# [Exercise description]
Copy exactly the lines from the beginning of the data down to and including the line holding "Arial, Helvetica, sans-serif';", without any pictures.

++++++++++++++++++++

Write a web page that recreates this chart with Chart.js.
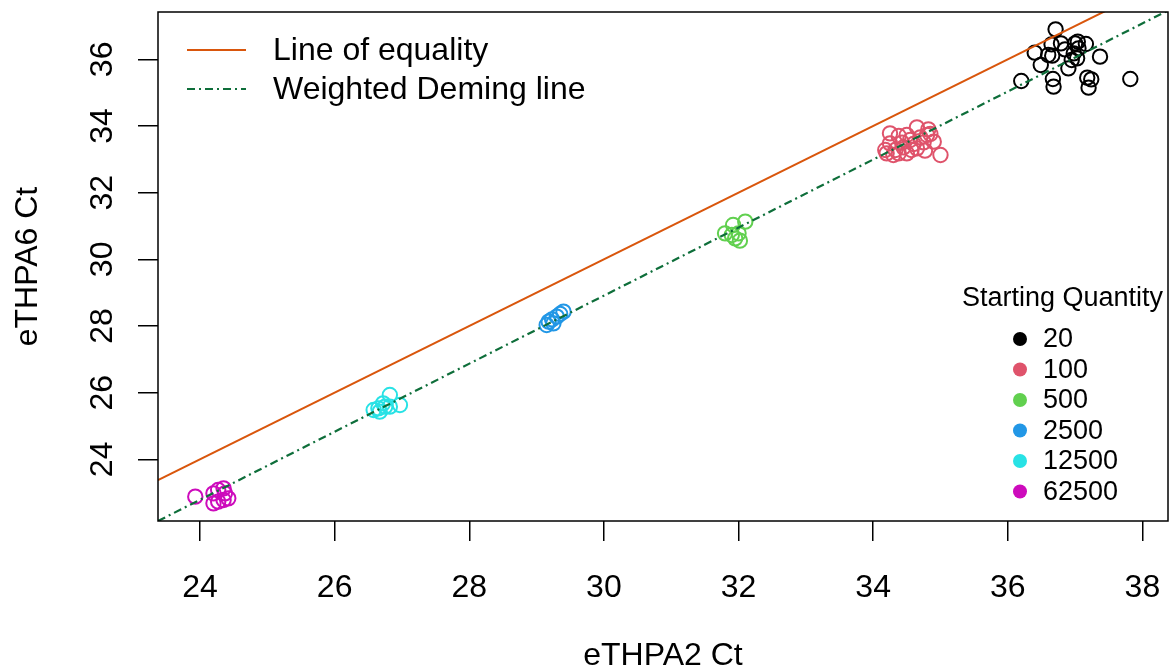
<!DOCTYPE html>
<html>
<head>
<meta charset="utf-8">
<script src="https://cdn.jsdelivr.net/npm/chart.js@4"></script>
<style>
  html, body { margin: 0; padding: 0; background: #fff; overflow: hidden; }
  canvas { display: block; }
</style>
</head>
<body>
<canvas id="ctChart" width="1170" height="672"></canvas>
<script>
const FONT = '"Liberation Sans", Arial, Helvetica, sans-serif';

// Ct values per starting quantity (eTHPA2 on x, eTHPA6 on y)
const quantities = ['20', '100', '500', '2500', '12500', '62500'];
const q20X = [36.71, 36.65, 36.79, 36.40, 36.60, 36.66, 36.85, 37.00, 37.04, 37.16, 37.05, 36.98, 37.03, 36.95, 37.37, 36.49, 36.90, 36.20, 36.67, 36.68, 37.18, 37.24, 37.20, 37.82];
const q20Y = [36.90, 36.45, 36.48, 36.20, 36.13, 36.11, 36.30, 36.48, 36.53, 36.46, 36.33, 36.18, 36.03, 35.98, 36.08, 35.83, 35.73, 35.35, 35.41, 35.18, 35.45, 35.40, 35.15, 35.41];
const q100X = [35.00, 34.65, 34.82, 34.85, 34.25, 34.38, 34.50, 34.70, 34.55, 34.43, 34.25, 34.18, 34.33, 34.45, 34.60, 34.75, 34.65, 34.50, 34.30, 34.77, 34.90, 34.20, 34.38, 34.57, 34.80];
const q100Y = [33.13, 33.96, 33.90, 33.76, 33.78, 33.70, 33.73, 33.66, 33.58, 33.50, 33.48, 33.28, 33.28, 33.36, 33.46, 33.51, 33.33, 33.18, 33.13, 33.26, 33.53, 33.18, 33.18, 33.28, 33.73];
const q500X = [31.80, 31.92, 32.10, 32.00, 31.95, 32.02, 31.90];
const q500Y = [30.78, 31.03, 31.13, 30.78, 30.63, 30.56, 30.73];
const q2500X = [29.18, 29.23, 29.30, 29.35, 29.40, 29.25, 29.15];
const q2500Y = [28.13, 28.20, 28.28, 28.36, 28.43, 28.08, 28.03];
const q12500X = [26.58, 26.65, 26.72, 26.82, 26.97, 26.82, 26.67, 26.75];
const q12500Y = [25.48, 25.53, 25.68, 25.93, 25.63, 25.58, 25.43, 25.58];
const q62500X = [23.93, 24.20, 24.27, 24.35, 24.37, 24.42, 24.27, 24.20, 24.35];
const q62500Y = [22.88, 22.98, 23.08, 23.13, 22.98, 22.83, 22.73, 22.68, 22.78];

const xTicks = [24, 26, 28, 30, 32, 34, 36, 38];
const yTicks = [24, 26, 28, 30, 32, 34, 36];

// weighted Deming fit: eTHPA6 = intercept + slope * eTHPA2
const demingIntercept = -1.71;
const demingSlope = 1.0207;

const xMin = 23.376, xMax = 38.38;
const yMin = 22.15, yMax = 37.42;

const qtyColors = ['#000000', '#DF536B', '#61D04F', '#2297E6', '#28E2E5', '#CD0BBC'];
const eqColor = '#D9560C';
const demingColor = '#0E6E3A';

const groupsX = [q20X, q100X, q500X, q2500X, q12500X, q62500X];
const groupsY = [q20Y, q100Y, q500Y, q2500Y, q12500Y, q62500Y];

const pointSets = quantities.map((q, i) => ({
  type: 'scatter',
  label: q,
  data: groupsX[i].map((x, j) => ({ x: x, y: groupsY[i][j] })),
  borderColor: qtyColors[i],
  backgroundColor: 'rgba(0,0,0,0)',
  borderWidth: 2,
  pointRadius: 7.2,
  pointHoverRadius: 7.2
}));

const lineSets = [
  {
    type: 'line',
    label: 'Line of equality',
    data: [{ x: xMin, y: xMin }, { x: xMax, y: xMax }],
    borderColor: eqColor,
    borderWidth: 2,
    pointRadius: 0
  },
  {
    type: 'line',
    label: 'Weighted Deming line',
    data: [xMin, xMax].map(x => ({ x: x, y: demingIntercept + demingSlope * x })),
    borderColor: demingColor,
    borderWidth: 2.2,
    borderDash: [8, 4, 2, 4],
    pointRadius: 0
  }
];

// box, tick labels (y ones rotated) and both legends
const overlay = {
  id: 'overlay',
  afterDraw(chart) {
    const { ctx, chartArea: a } = chart;
    const { x, y } = chart.scales;
    ctx.save();
    ctx.strokeStyle = '#000';
    ctx.lineWidth = 1.5;
    ctx.setLineDash([]);
    ctx.strokeRect(a.left, a.top, a.right - a.left, a.bottom - a.top);

    ctx.fillStyle = '#000';
    ctx.font = '32px ' + FONT;
    ctx.textAlign = 'center';
    ctx.textBaseline = 'alphabetic';
    xTicks.forEach(v => {
      ctx.fillText(String(v), x.getPixelForValue(v), 597);
    });
    yTicks.forEach(v => {
      ctx.save();
      ctx.translate(112, y.getPixelForValue(v));
      ctx.rotate(-Math.PI / 2);
      ctx.fillText(String(v), 0, 0);
      ctx.restore();
    });

    // line legend, top left
    ctx.textAlign = 'left';
    ctx.textBaseline = 'middle';
    lineSets.forEach((ds, i) => {
      const ly = 50 + i * 39;
      ctx.strokeStyle = ds.borderColor;
      ctx.lineWidth = 2;
      ctx.setLineDash(ds.borderDash || []);
      ctx.beginPath();
      ctx.moveTo(187, ly);
      ctx.lineTo(246, ly);
      ctx.stroke();
      ctx.fillStyle = '#000';
      ctx.fillText(ds.label, 273, ly + 1);
    });
    ctx.setLineDash([]);

    // starting quantity legend, lower right
    ctx.font = '27px ' + FONT;
    ctx.fillText('Starting Quantity', 962, 299);
    quantities.forEach((q, i) => {
      const ly = 339 + i * 30.5;
      ctx.fillStyle = qtyColors[i];
      ctx.beginPath();
      ctx.arc(1020, ly, 7, 0, Math.PI * 2);
      ctx.fill();
      ctx.fillStyle = '#000';
      ctx.fillText(q, 1043, ly + 1);
    });
    ctx.restore();
  }
};

new Chart(document.getElementById('ctChart'), {
  data: { datasets: lineSets.concat(pointSets) },
  options: {
    responsive: false,
    animation: false,
    events: [],
    layout: { autoPadding: false, padding: { top: 12, right: 2, left: 0, bottom: 0 } },
    plugins: { legend: { display: false }, tooltip: { enabled: false } },
    scales: {
      x: {
        type: 'linear',
        min: xMin,
        max: xMax,
        afterBuildTicks: axis => { axis.ticks = xTicks.map(v => ({ value: v })); },
        afterFit: axis => { axis.height = 151; },
        border: { display: false },
        grid: { drawOnChartArea: false, drawTicks: true, tickLength: 20, color: '#000', lineWidth: 1.5 },
        ticks: { display: false },
        title: { display: true, text: 'eTHPA2 Ct', color: '#000', font: { size: 32, family: FONT, lineHeight: 1 }, padding: { top: 0, bottom: 0 } }
      },
      y: {
        type: 'linear',
        min: yMin,
        max: yMax,
        afterBuildTicks: axis => { axis.ticks = yTicks.map(v => ({ value: v })); },
        afterFit: axis => { axis.width = 158; },
        border: { display: false },
        grid: { drawOnChartArea: false, drawTicks: true, tickLength: 20, color: '#000', lineWidth: 1.5 },
        ticks: { display: false },
        title: { display: true, text: 'eTHPA6 Ct', color: '#000', font: { size: 32, family: FONT, lineHeight: 1 }, padding: { top: 12, bottom: 0 } }
      }
    }
  },
  plugins: [overlay]
});
</script>
</body>
</html>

++++++++++++++++++++

# [Result of this exercise]
Write a web page that recreates this chart with Chart.js.
<!DOCTYPE html>
<html>
<head>
<meta charset="utf-8">
<script src="https://cdn.jsdelivr.net/npm/chart.js@4"></script>
<style>
  html, body { margin: 0; padding: 0; background: #fff; overflow: hidden; }
  canvas { display: block; }
</style>
</head>
<body>
<canvas id="ctChart" width="1170" height="672"></canvas>
<script>
const FONT = '"Liberation Sans", Arial, Helvetica, sans-serif';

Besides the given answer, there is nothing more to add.